** start **

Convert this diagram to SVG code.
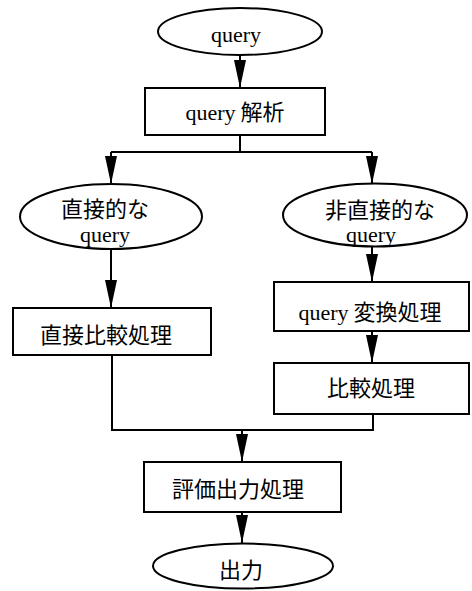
<svg xmlns="http://www.w3.org/2000/svg" width="472" height="591" viewBox="0 0 472 591">
<style>
  .shape { fill: #fff; stroke: #000; stroke-width: 2; }
  .line { fill: none; stroke: #000; stroke-width: 2; }
  .arrow { fill: none; stroke: #000; stroke-width: 2; marker-end: url(#arr); }
  .cjk { font-family: "Noto Sans CJK JP", "Noto Sans", sans-serif; font-size: 22px; fill: #000; text-anchor: middle; }
  .lat { font-family: "Liberation Serif", "DejaVu Serif", serif; font-size: 22px; fill: #000; text-anchor: middle; }
</style>
<defs>
  <marker id="arr" markerUnits="userSpaceOnUse" markerWidth="28" markerHeight="12" viewBox="0 0 28 12" refX="28" refY="6" orient="auto">
    <path d="M0,0 L28,6 L0,12 Z" fill="#000"/>
  </marker>
</defs>
<rect width="472" height="591" fill="#fff"/>

<g id="connectors">
  <line class="arrow" x1="240" y1="55" x2="240" y2="88"/>
  <polyline class="line" points="240,135 240,152"/>
  <polyline class="line" points="111,152 372,152"/>
  <line class="arrow" x1="111" y1="152" x2="111" y2="184"/>
  <line class="arrow" x1="372" y1="152" x2="372" y2="184"/>
  <line class="arrow" x1="111" y1="249" x2="111" y2="308"/>
  <line class="arrow" x1="372" y1="246" x2="372" y2="282"/>
  <line class="arrow" x1="372" y1="331" x2="372" y2="363"/>
  <polyline class="line" points="112,355 112,430 373,430 373,414"/>
  <line class="arrow" x1="242" y1="430" x2="242" y2="462"/>
  <line class="arrow" x1="242" y1="512" x2="242" y2="543"/>
</g>

<g id="n-query">
  <ellipse class="shape" cx="240" cy="31.5" rx="82" ry="23.5"/>
  <text class="lat" x="236" y="42">query</text>
</g>
<g id="n-parse">
  <rect class="shape" x="145" y="88" width="180" height="47"/>
  <text class="cjk" x="235" y="120"><tspan class="lat">query</tspan> 解析</text>
</g>
<g id="n-direct">
  <ellipse class="shape" cx="111" cy="216.5" rx="91" ry="32.5"/>
  <text class="cjk" x="105" y="217">直接的な</text>
  <text class="lat" x="105" y="242">query</text>
</g>
<g id="n-indirect">
  <ellipse class="shape" cx="375" cy="215" rx="92" ry="31.5"/>
  <text class="cjk" x="380" y="218">非直接的な</text>
  <text class="lat" x="371" y="242">query</text>
</g>
<g id="n-direct-compare">
  <rect class="shape" x="13" y="308" width="198" height="47"/>
  <text class="cjk" x="106" y="343">直接比較処理</text>
</g>
<g id="n-convert">
  <rect class="shape" x="274" y="282" width="195" height="49"/>
  <text class="cjk" x="370" y="320"><tspan class="lat">query</tspan> 変換処理</text>
</g>
<g id="n-compare">
  <rect class="shape" x="274" y="363" width="195" height="51"/>
  <text class="cjk" x="371" y="396">比較処理</text>
</g>
<g id="n-eval">
  <rect class="shape" x="144" y="462" width="197" height="50"/>
  <text class="cjk" x="238" y="497">評価出力処理</text>
</g>
<g id="n-output">
  <ellipse class="shape" cx="243" cy="566" rx="90" ry="22.5"/>
  <text class="cjk" x="241" y="578">出力</text>
</g>
</svg>
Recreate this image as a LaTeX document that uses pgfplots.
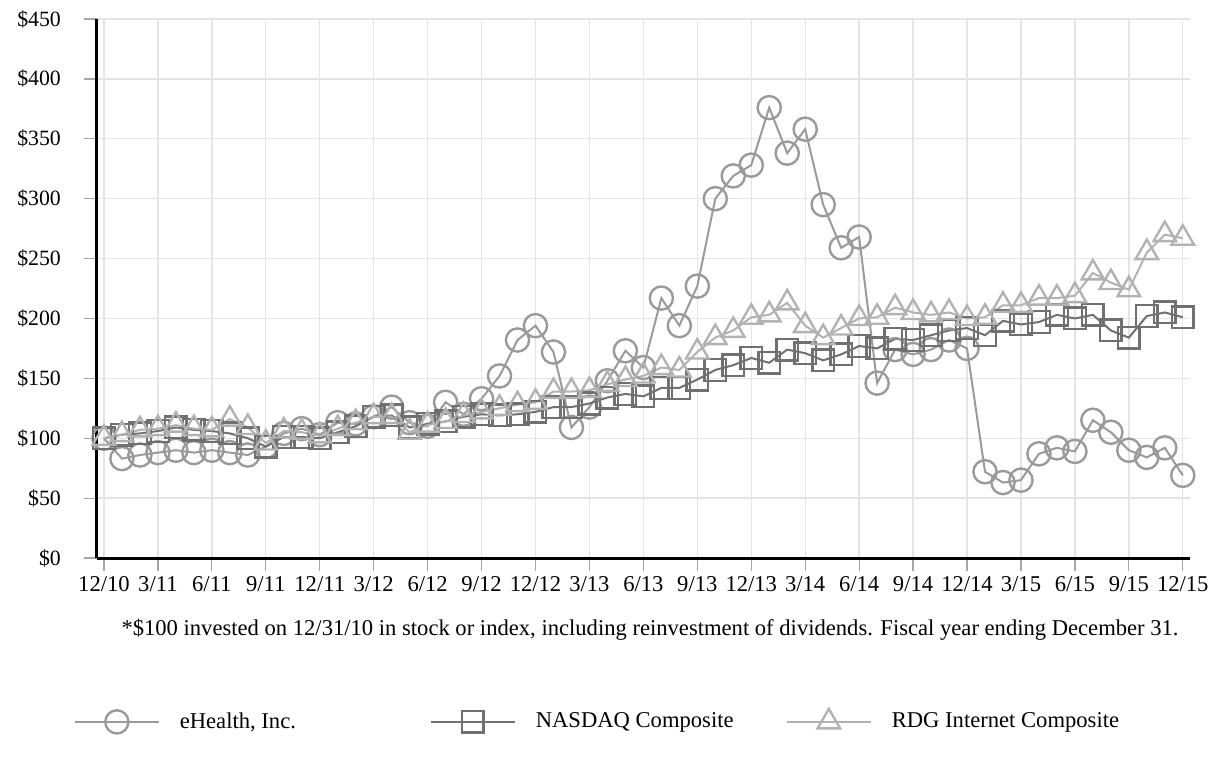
\documentclass[border=0pt]{standalone}
\usepackage{pgfplots}
\pgfplotsset{compat=1.18}
\usepackage{fontspec}
\setmainfont{Liberation Serif}

\definecolor{ehealth}{HTML}{9A9A9A}
\definecolor{nasdaq}{HTML}{707070}
\definecolor{rdg}{HTML}{B2B2B2}
\definecolor{gridgray}{HTML}{E4E4E4}

\newcommand{\lblfont}{\fontsize{11.3}{13}\selectfont}
\newcommand{\yfont}{\fontsize{10.9}{12}\selectfont}

\pgfplotstableread{
i ehealth nasdaq rdg
0 100 100 100
1 83 103 103
2 86 104 107
3 88 106 108
4 90 109 111
5 88 107 108
6 90 106 107
7 88 104 116
8 86 100 109
9 93 93 96
10 104 101 106
11 108 101 105
12 103 100 102
13 113 105 108
14 112 110 113
15 118 118 118
16 126 119 118
17 113 109 105
18 110 112 111
19 130 114 114
20 120 118 119
21 133 120 122
22 152 119 125
23 182 120 128
24 194 122 130
25 172 126 139
26 109 126 139
27 126 129 140
28 148 134 145
29 173 137 149
30 159 135 152
31 217 142 159
32 194 142 157
33 227 149 172
34 300 157 184
35 319 161 190
36 328 167 201
37 376 163 203
38 338 174 213
39 358 171 194
40 295 165 184
41 259 170 192
42 268 177 200
43 146 175 201
44 174 183 209
45 170 182 205
46 174 186 203
47 182 190 205
48 175 192 200
49 72 186 201
50 63 198 211
51 65 195 211
52 87 197 217
53 92 203 217
54 89 200 219
55 115 203 238
56 105 190 230
57 90 184 224
58 84 202 255
59 92 205 270
60 69 201 267
}\datatable

\begin{document}
\begin{tikzpicture}
\begin{axis}[
    scale only axis,
    width=546.5pt, height=269.5pt,
    xmin=-0.39, xmax=60.4,
    ymin=0, ymax=450,
    axis lines=left,
    axis line style={-, line width=1.5pt, black},
    tick align=outside,
    major tick length=6.5pt,
    tick style={gray!70, line width=0.6pt},
    xtick={0,3,...,60},
    xticklabels={12/10,3/11,6/11,9/11,12/11,3/12,6/12,9/12,12/12,3/13,6/13,9/13,12/13,3/14,6/14,9/14,12/14,3/15,6/15,9/15,12/15},
    ytick={0,50,...,450},
    yticklabel={\$\pgfmathprintnumber{\tick}},
    /pgf/number format/assume math mode=true,
    ticklabel style={text=black},
    yticklabel style={font=\yfont, xshift=-8pt},
    xticklabel style={font=\lblfont, yshift=1pt},
    grid=major,
    major grid style={gridgray, line width=0.7pt},
    clip=false,
    legend columns=3,
    legend cell align=left,
    legend style={draw=none, fill=none, font=\lblfont, at={(-0.027,-0.304)}, anchor=west,
        /tikz/every odd column/.append style={column sep=8pt},
        /tikz/every even column/.append style={column sep=23pt}},
    legend image code/.code={\draw[mark repeat=2,mark phase=2] plot coordinates {(0pt,0pt) (21pt,0pt) (42pt,0pt)};},
]
\addplot[ehealth, line width=1pt, mark=o, mark size=5.8pt, mark options={line width=1.2pt}] table[x=i, y=ehealth] {\datatable};
\addlegendentry{\makebox[100pt][l]{eHealth, Inc.}}
\addplot[nasdaq, line width=1pt, mark=square, mark size=5.4pt, mark options={line width=1.2pt}] table[x=i, y=nasdaq] {\datatable};
\addlegendentry{\makebox[100pt][l]{NASDAQ Composite}}
\addplot[rdg, line width=1pt, mark=triangle, mark size=6.5pt, mark options={line width=1.2pt}] table[x=i, y=rdg] {\datatable};
\addlegendentry{RDG Internet Composite}

\node[font=\lblfont, text=black] at (rel axis cs:0.506,-0.134) {*\$100 invested on 12/31/10 in stock or index, including reinvestment of dividends. Fiscal year ending December 31.};
\path (rel axis cs:-0.0887,-0.384) rectangle (rel axis cs:1.0238,1.0353);
\end{axis}
\end{tikzpicture}
\end{document}
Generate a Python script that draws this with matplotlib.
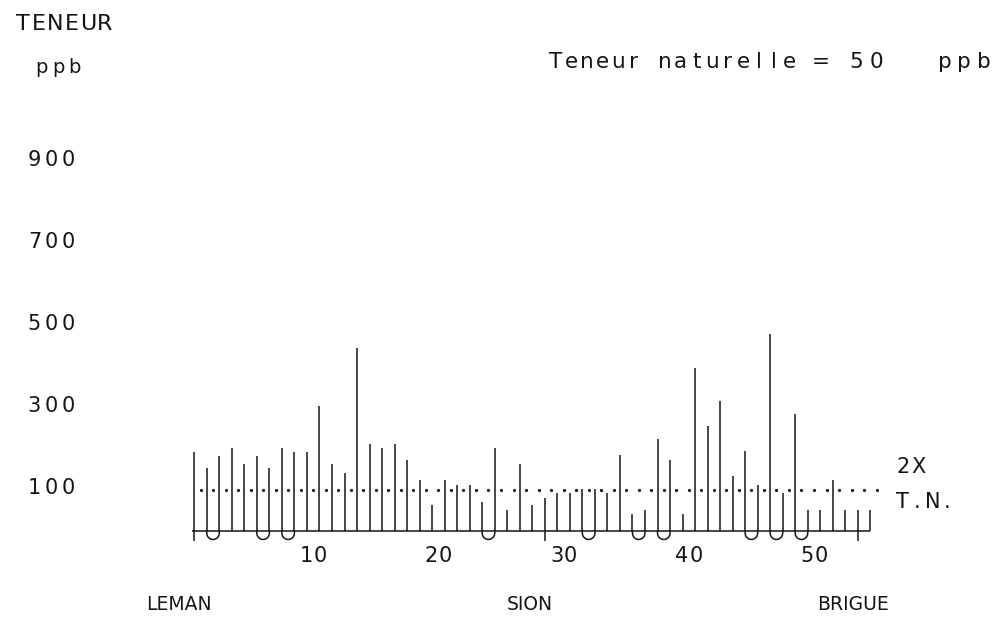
import numpy as np
import matplotlib
matplotlib.use("Agg")
import matplotlib.pyplot as plt
import matplotlib.transforms as mtransforms

# teneur par station (ppb), 55 prélèvements du Léman à Brigue
stations = np.arange(1, 56)
teneur = [191, 153, 181, 201, 161, 181, 153, 201, 191, 191,
          304, 161, 141, 446, 211, 202, 211, 172, 122, 61,
          122, 111, 111, 69, 202, 50, 163, 61, 80, 91,
          91, 102, 102, 91, 183, 41, 50, 224, 173, 41,
          396, 254, 315, 132, 193, 111, 480, 91, 285, 50,
          50, 122, 50, 50, 50]
# paires reliées sous l'axe
paires = [(2, 3), (6, 7), (8, 9), (24, 25), (32, 33), (36, 37),
          (38, 39), (45, 46), (47, 48), (49, 50)]
# stations repères (trait sous l'axe)
reperes = [1, 29, 54]
teneur_nat = 50
y_ticks = [100, 300, 500, 700, 900]
x_ticks = [10, 20, 30, 40, 50]
lieux = ["LEMAN", "SION", "BRIGUE"]

INK = "#151515"
W, H = 997, 618
X0, DX = 188.0, 12.52   # pixel de x=0, pixels par station
Y0, DY = 530.5, 0.41    # pixel de 0 ppb, pixels par ppb

fig = plt.figure(figsize=(W / 100, H / 100), dpi=100)
ax = fig.add_axes([0, 0, 1, 1])
ax.axis('off')
ax.set_xlim(-X0 / DX, (W - X0) / DX)
ax.set_ylim(-(H - Y0) / DY, Y0 / DY)

# repère en pixels (origine en haut à gauche)
px = mtransforms.Affine2D().scale(1 / W, -1 / H).translate(0, 1) + fig.transFigure


def spaced(x, y, s, step, size, trans, center=False, dy=0):
    """Texte façon traceur : un caractère par case de largeur fixe."""
    start = -len(s) * step / 2 if center else 0
    for k, ch in enumerate(s):
        if ch == ' ':
            continue
        t = mtransforms.offset_copy(trans, fig=fig, x=start + step * (k + 0.5),
                                    y=dy, units='dots')
        ax.text(x, y, ch, transform=t, ha='center', va='baseline',
                fontsize=size, color=INK)


x = stations - 0.5
lw = 1.1

# barres
ax.vlines(x, 0, teneur, color=INK, lw=lw)
ax.vlines(x[np.array(reperes) - 1], -25, 0, color=INK, lw=lw)

# liaisons en U
r_y = 0.5 * DX / DY
t = np.linspace(np.pi, 2 * np.pi, 40)
for a, b in paires:
    xa, xb = x[a - 1], x[b - 1]
    xc = (xa + xb) / 2
    ux = np.concatenate([[xa], xc + 0.5 * np.cos(t), [xb]])
    uy = np.concatenate([[0], -6.5 + r_y * np.sin(t), [0]])
    ax.plot(ux, uy, color=INK, lw=lw, solid_capstyle='butt')

# axe de base
ax.hlines(0, 0.35, x[-1], color=INK, lw=lw)

# ligne 2 x teneur naturelle
ax.plot(stations, [2 * teneur_nat] * len(stations), ls='none', marker='o',
        ms=2.3, mew=0, color=INK)

# étiquettes
spaced(15, 30, "TENEUR", 16.2, 16, px)
spaced(33, 73, "ppb", 16.7, 14, px)
spaced(548, 68, "Teneur naturelle =", 15.6, 15.5, px)
spaced(846, 68, str(teneur_nat), 20.5, 15.5, px)
spaced(935, 68, "ppb", 19.4, 15.5, px)

ytr = mtransforms.blended_transform_factory(px, ax.transData)
for v in y_ticks:
    spaced(26, v, str(v), 16.8, 15, ytr, dy=-5)

xtr = mtransforms.blended_transform_factory(ax.transData, px)
for v in x_ticks:
    spaced(v, 562, str(v), 14, 15, xtr, center=True)

spaced(895, 473, "2X", 15.5, 15, px)
spaced(895, 508, "T.N.", 15, 15, px)

for name, xp in zip(lieux, [179, 530, 853]):
    ax.text(xp / W, 1 - 605 / H, name, transform=fig.transFigure,
            ha='center', va='center', fontsize=13.5, color=INK)

fig.savefig("out.png", dpi=100, facecolor='white')
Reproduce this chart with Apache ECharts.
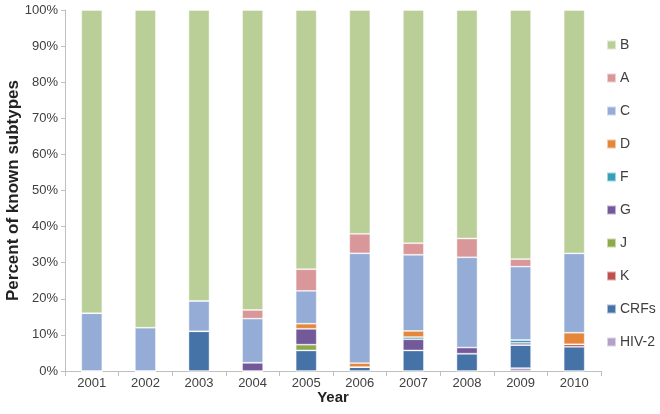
<!DOCTYPE html>
<html><head><meta charset="utf-8">
<script src="https://cdn.jsdelivr.net/npm/echarts@6/dist/echarts.min.js"></script>
<style>html,body{margin:0;padding:0;background:#fff}#c{width:660px;height:414px}</style>
</head><body><div id="c"></div>
<script>
const years = ['2001','2002','2003','2004','2005','2006','2007','2008','2009','2010'];
const HIV2 = [0,0,0,0,0,0,0,0,0.8,0];
const CRFs = [0,0,11,0,5.7,1.1,5.7,4.8,6.4,6.7];
const K    = [0,0,0,0,0,0,0,0,0,0.7];
const J    = [0,0,0,0,1.6,0,0,0,0,0];
const G    = [0,0,0,2.3,4.4,0,3.1,1.7,0.6,0];
const F    = [0,0,0,0,0,0,0.6,0,0.8,0];
const D    = [0,0,0,0,1.4,1.1,1.7,0,0,3.2];
const C    = [16,12,8.4,12.2,9.1,30.4,21.1,25.0,20.3,22.0];
const A    = [0,0,0,2.4,6.0,5.4,3.2,5.2,2.1,0];
const B    = [84,88,80.6,83.1,71.8,62.0,64.6,63.3,69.0,67.4];
const yTicks = [0,10,20,30,40,50,60,70,80,90,100];

const seriesDefs = [
  ['HIV-2', HIV2, '#B3A2C7'],
  ['CRFs', CRFs, '#4572A7'],
  ['K', K, '#C0504D'],
  ['J', J, '#8DAA4B'],
  ['G', G, '#73589A'],
  ['F', F, '#35A0B8'],
  ['D', D, '#E5873B'],
  ['C', C, '#95ACD6'],
  ['A', A, '#D9979A'],
  ['B', B, '#B9CF97']
];
const chart = echarts.init(document.getElementById('c'));
chart.setOption({
  animation: false,
  textStyle: {fontFamily: 'Liberation Sans, Arial, sans-serif'},
  grid: {left: 65, right: 59, top: 10, bottom: 43, containLabel: false, outerBoundsMode: 'none'},
  legend: {
    orient: 'vertical', left: 601, top: 33,
    itemWidth: 9, itemHeight: 9, itemGap: 19,
    icon: 'rect',
    textStyle: {fontSize: 14, color: '#404040', padding: [0,0,0,-1]},
    data: ['B','A','C','D','F','G','J','K','CRFs','HIV-2']
  },
  xAxis: {
    type: 'category', data: years,
    name: 'Year', nameLocation: 'middle', nameGap: 19, nameMoveOverlap: false,
    nameTextStyle: {fontSize: 15, fontWeight: 'bold', color: '#222'},
    axisLine: {lineStyle: {color: '#BFBFBF'}},
    axisTick: {show: true, length: 5, lineStyle: {color: '#BFBFBF'}},
    axisLabel: {fontSize: 13, color: '#404040', margin: 6}
  },
  yAxis: {
    type: 'value', min: 0, max: 100, interval: 10,
    name: 'Percent of known subtypes', nameLocation: 'middle', nameGap: 43, nameMoveOverlap: false,
    nameTextStyle: {fontSize: 17, fontWeight: 'bold', color: '#222'},
    axisLine: {show: true, lineStyle: {color: '#BFBFBF'}},
    axisTick: {show: true, length: 4, lineStyle: {color: '#BFBFBF'}},
    splitLine: {show: false},
    axisLabel: {fontSize: 13, color: '#404040', margin: 7, formatter: v => yTicks.includes(v) ? v + '%' : ''}
  },
  series: seriesDefs.map(([name, data, color]) => ({
    name, type: 'bar', stack: 'all', data, barWidth: 21,
    itemStyle: {color, borderColor: 'rgba(255,255,255,0.55)', borderWidth: 0.8}
  }))
});
</script></body></html>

** end **

Nothing but the lines from the one containing "Generate a Python" through the one containing "import matplotlib.transforms as mtransforms" should be echoed, each exactly as it stands; pictures are excluded.

Generate a Python script that draws this with matplotlib.
import numpy as np
import matplotlib
matplotlib.use("Agg")
import matplotlib.pyplot as plt
import matplotlib.transforms as mtransforms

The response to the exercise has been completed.